The Story of a WalkKaren Menezes on January 31, 2013
I engaged in a bit of ambling today at my favourite 12-acre garden by the sea. I contemplated stretching, some yoga poses, sitting down with eyes closed and feeling the whiplash of breeze from winter's last pangs. But the body was going into ambling mode, and i don't like to stop the body because it is the vehicle to my soul.
I had just messaged a friend, indicating I wanted to walk on wet earth, barefoot. I crossed the first grass mound (those who know the garden will know what I'm talking about) and hit the second, only to crash into a rather long hose pipe, the length of a reticulated python. I gingerly walked along the length of the python to get my feet as wet as could be. Perhaps the earth was not as porous today, or perhaps the mud was soaked to the point of overflow. Little wading pools had formed across the grass and even tiny rivulets of water. So I followed the course, blithely.
At the BPT garden, if you're bumbling along garden paths, you're bound to stumble into a sitout-by-the-sea or it will bump into you. there are five of them, if I'm not mistaken.. elevated humps encircled with smooth rocks and tufts of grass.
At low tide, the rocks create little tide pools in the ocean.. as pretty as the wading pools in the grass today. As you've probably figured, the sitout's a great place for scenic-scapes - tide pools in front of you, wading pools behind!
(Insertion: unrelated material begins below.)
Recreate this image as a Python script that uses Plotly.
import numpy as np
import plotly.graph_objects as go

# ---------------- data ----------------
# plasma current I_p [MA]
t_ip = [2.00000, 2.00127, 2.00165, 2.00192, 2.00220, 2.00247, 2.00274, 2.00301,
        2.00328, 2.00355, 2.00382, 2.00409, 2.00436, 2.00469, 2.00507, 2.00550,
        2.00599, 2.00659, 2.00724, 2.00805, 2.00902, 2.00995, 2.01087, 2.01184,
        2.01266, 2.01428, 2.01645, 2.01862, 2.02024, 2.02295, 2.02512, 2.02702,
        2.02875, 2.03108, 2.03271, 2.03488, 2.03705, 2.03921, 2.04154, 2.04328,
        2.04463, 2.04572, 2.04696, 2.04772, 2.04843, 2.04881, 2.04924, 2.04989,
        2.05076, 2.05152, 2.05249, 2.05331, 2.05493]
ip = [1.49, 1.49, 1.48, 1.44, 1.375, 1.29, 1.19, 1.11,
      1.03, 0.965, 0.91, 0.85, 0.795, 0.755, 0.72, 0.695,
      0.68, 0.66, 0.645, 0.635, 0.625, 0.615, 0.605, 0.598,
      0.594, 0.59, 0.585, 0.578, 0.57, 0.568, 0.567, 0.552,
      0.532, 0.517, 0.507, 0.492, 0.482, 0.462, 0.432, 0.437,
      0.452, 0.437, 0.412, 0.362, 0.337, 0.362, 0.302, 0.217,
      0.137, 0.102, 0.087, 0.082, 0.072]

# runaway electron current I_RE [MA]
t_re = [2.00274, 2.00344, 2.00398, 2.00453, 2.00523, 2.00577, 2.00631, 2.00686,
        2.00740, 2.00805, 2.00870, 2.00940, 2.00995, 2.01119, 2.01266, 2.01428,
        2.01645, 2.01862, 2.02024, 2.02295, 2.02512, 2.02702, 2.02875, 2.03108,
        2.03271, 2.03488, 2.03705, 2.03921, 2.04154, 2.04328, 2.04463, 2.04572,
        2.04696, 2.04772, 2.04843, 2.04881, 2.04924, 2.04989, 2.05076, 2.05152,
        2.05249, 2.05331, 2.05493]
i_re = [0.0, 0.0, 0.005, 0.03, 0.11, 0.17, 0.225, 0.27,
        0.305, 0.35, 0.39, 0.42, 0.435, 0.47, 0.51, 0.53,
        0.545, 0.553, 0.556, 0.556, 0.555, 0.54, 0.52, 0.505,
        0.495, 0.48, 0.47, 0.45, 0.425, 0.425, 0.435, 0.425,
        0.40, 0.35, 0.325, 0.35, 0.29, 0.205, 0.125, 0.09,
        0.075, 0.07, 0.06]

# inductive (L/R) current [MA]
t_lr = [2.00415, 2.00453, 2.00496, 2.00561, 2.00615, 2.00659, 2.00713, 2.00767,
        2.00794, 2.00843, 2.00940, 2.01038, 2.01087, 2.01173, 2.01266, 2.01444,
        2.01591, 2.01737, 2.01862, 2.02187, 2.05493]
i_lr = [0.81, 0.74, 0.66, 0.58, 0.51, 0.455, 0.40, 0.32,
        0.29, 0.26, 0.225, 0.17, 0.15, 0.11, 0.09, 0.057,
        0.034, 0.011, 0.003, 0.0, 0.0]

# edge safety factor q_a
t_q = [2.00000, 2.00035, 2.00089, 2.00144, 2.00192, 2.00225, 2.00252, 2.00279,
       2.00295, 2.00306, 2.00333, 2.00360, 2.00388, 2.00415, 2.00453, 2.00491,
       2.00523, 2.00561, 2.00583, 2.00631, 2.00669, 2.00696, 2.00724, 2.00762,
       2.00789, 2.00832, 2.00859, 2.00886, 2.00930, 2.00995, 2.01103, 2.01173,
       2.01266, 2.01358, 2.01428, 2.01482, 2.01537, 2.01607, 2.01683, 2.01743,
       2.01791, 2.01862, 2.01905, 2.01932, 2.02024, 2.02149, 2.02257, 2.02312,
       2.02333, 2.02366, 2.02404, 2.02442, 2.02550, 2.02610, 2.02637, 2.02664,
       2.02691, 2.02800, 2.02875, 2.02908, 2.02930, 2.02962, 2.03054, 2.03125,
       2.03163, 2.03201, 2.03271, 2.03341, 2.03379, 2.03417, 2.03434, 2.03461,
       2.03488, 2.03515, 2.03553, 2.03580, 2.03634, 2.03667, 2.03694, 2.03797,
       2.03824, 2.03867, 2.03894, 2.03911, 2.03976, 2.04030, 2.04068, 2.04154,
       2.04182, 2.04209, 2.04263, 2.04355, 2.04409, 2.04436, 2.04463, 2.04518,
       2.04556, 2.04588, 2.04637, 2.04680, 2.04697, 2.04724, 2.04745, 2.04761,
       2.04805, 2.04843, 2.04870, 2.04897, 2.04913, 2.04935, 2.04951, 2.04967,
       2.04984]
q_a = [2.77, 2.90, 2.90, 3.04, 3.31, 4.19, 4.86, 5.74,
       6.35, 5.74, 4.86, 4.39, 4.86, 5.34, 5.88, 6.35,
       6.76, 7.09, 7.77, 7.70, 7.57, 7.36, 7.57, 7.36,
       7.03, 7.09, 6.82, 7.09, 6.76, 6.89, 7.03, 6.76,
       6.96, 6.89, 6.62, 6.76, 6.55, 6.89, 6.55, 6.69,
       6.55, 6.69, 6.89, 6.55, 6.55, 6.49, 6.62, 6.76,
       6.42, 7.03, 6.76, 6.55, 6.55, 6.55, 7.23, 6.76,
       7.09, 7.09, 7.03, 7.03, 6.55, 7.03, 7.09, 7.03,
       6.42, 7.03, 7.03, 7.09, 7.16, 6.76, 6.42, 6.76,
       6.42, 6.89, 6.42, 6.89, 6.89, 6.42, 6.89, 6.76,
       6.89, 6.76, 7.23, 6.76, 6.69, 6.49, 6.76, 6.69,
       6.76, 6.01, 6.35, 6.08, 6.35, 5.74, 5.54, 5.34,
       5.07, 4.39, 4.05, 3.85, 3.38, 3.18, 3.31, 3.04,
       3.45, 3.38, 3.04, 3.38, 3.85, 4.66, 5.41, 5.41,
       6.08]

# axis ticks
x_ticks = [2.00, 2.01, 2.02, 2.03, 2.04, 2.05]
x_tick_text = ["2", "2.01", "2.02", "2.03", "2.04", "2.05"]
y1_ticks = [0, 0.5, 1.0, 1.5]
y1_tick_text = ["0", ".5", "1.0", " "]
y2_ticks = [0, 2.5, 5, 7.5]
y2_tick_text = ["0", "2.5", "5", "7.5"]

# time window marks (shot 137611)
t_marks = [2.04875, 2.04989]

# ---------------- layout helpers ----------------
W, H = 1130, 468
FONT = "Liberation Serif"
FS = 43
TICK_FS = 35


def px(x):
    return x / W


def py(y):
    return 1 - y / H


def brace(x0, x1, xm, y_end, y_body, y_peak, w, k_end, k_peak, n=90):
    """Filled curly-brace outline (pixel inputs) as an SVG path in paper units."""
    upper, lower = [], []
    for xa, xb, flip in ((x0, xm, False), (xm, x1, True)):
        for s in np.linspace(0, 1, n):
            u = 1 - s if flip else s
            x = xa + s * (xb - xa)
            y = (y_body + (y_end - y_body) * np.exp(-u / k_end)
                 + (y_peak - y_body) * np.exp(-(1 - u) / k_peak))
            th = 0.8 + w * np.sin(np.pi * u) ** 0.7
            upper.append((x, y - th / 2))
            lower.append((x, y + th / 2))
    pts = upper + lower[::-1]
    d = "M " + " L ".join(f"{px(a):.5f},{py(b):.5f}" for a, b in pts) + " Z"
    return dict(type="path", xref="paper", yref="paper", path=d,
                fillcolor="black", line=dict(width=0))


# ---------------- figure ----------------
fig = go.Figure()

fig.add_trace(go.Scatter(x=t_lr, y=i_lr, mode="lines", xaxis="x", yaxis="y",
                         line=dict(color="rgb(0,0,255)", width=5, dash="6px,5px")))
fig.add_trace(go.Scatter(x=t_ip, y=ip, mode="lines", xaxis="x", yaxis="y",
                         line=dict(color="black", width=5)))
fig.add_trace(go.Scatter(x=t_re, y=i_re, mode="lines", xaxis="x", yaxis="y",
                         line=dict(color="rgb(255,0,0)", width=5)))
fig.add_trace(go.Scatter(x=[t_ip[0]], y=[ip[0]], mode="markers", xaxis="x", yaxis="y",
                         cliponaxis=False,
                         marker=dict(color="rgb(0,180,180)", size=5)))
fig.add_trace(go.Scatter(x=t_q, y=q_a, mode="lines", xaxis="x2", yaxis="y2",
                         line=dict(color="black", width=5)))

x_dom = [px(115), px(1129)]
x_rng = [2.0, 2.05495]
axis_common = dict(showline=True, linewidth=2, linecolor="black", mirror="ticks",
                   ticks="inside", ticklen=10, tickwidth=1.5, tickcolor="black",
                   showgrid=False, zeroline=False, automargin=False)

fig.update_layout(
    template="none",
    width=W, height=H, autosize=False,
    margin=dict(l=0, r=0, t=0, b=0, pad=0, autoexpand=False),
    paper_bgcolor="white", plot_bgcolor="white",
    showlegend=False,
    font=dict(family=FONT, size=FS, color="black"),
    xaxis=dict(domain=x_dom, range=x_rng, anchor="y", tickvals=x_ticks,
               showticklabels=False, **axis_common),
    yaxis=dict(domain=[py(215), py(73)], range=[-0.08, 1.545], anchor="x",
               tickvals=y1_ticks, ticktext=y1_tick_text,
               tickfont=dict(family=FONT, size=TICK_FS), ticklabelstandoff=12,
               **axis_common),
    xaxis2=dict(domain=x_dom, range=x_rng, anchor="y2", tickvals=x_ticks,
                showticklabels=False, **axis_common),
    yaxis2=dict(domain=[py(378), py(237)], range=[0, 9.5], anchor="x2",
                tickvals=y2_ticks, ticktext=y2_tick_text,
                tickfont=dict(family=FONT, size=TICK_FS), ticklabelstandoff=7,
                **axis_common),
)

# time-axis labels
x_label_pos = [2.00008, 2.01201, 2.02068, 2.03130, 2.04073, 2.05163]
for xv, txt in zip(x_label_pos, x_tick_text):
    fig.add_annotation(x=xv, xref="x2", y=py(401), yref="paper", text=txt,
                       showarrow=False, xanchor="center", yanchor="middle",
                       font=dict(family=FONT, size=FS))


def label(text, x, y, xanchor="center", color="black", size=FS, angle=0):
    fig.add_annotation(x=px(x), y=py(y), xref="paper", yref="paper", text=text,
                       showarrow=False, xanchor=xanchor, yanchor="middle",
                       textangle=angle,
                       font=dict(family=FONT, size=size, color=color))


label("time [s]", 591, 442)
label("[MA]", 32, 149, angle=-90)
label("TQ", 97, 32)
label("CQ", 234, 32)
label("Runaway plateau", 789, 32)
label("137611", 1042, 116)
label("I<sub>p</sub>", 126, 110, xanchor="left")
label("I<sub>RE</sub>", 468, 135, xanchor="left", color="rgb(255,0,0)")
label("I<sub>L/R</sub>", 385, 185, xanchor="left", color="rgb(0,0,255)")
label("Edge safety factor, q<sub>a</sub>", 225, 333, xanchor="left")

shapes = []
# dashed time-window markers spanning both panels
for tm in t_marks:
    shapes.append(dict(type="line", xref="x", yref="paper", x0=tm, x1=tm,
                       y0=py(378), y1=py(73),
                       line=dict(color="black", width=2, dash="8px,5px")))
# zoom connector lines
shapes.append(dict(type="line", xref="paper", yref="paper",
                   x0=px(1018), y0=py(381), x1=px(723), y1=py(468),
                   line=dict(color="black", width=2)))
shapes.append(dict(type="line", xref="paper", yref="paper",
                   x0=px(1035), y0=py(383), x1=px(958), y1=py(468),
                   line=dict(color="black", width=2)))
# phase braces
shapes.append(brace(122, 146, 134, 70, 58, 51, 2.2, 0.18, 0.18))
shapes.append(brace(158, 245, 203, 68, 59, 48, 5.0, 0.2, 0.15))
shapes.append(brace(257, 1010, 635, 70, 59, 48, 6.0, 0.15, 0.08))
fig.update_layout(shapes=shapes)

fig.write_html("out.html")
Flocks of gulls perch at the line of water unruffled.. to their right is the Afghan church, its steeple like a spinal cord arching for the sun. There's plenty of pink in the background, most likely fall colours of the Indian almond tree.
Badam leaves turn a plush shade of crimson before they fall. When the chlorophyll breaks down, leaving anthocyanins in its wake(purple-maroon-red spectrum - the kind you see in eggplants and strawberries). Temperate fall colours are a rarity here, so it's definitely something to look out for. To my immediate left, I see a flash of bright red, internally hoping for a new bird, but it's a rapidly falling almond leaf that landed itself in a bit of trouble - a powerful gust of breeze. To its immediate right is a young crow; I've seen so many little crows today that I'm beginning to think it's mating season for the species.
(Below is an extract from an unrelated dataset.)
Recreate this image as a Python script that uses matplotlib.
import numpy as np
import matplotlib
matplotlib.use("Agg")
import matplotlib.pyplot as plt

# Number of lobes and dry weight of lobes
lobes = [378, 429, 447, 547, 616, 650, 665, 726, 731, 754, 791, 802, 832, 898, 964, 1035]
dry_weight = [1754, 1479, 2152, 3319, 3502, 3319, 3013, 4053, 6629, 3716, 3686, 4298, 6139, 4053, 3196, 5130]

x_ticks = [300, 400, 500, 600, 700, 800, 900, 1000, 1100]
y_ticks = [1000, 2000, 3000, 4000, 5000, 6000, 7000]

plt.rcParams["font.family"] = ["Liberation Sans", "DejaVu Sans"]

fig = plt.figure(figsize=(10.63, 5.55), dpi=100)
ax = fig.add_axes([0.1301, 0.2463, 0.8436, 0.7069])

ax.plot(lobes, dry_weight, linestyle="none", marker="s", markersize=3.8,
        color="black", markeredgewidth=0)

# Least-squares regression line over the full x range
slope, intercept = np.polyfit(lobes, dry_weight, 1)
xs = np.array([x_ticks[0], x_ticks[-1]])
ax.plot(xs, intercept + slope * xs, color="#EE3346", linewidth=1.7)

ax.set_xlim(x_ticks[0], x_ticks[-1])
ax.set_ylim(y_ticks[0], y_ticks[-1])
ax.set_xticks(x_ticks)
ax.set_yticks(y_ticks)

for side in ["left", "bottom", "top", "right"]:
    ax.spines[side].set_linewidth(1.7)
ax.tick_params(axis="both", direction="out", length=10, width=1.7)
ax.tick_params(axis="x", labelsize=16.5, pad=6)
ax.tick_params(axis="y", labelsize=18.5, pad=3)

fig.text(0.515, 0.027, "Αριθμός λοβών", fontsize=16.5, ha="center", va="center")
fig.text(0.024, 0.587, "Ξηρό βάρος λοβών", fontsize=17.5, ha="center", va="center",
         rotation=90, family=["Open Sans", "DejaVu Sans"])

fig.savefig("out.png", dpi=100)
I leave the sitout and venture back to the second grass mound. A bunch of giddy-headed girls have collected the flowers of the beautiful samudraphal tree in their palms and are doing an aarti with them. Whatever floats your boat, I say.
The sun's spilling over now.. and it's searing my skin. It's nine fifteen.. the skyscrapers edging the garden are conducting multiple reflections that are blinding.. to say the least. That time has come to walk away from all this imagery. I pass a yellow silk cotton tree and a red silk cotton on my way out... Two months of annual bloom is all they'll spare.
Little ecosystems live within larger ecosystems. The entire garden is part of a cosmic soup fed on oxygen.
There are layers of ongoing interactions that we will never comprehend... biospheres that will kill us with their magnificence.. Our only hope is to watch and be awed... by the backbreaking beauty of cellular birth and cellular death.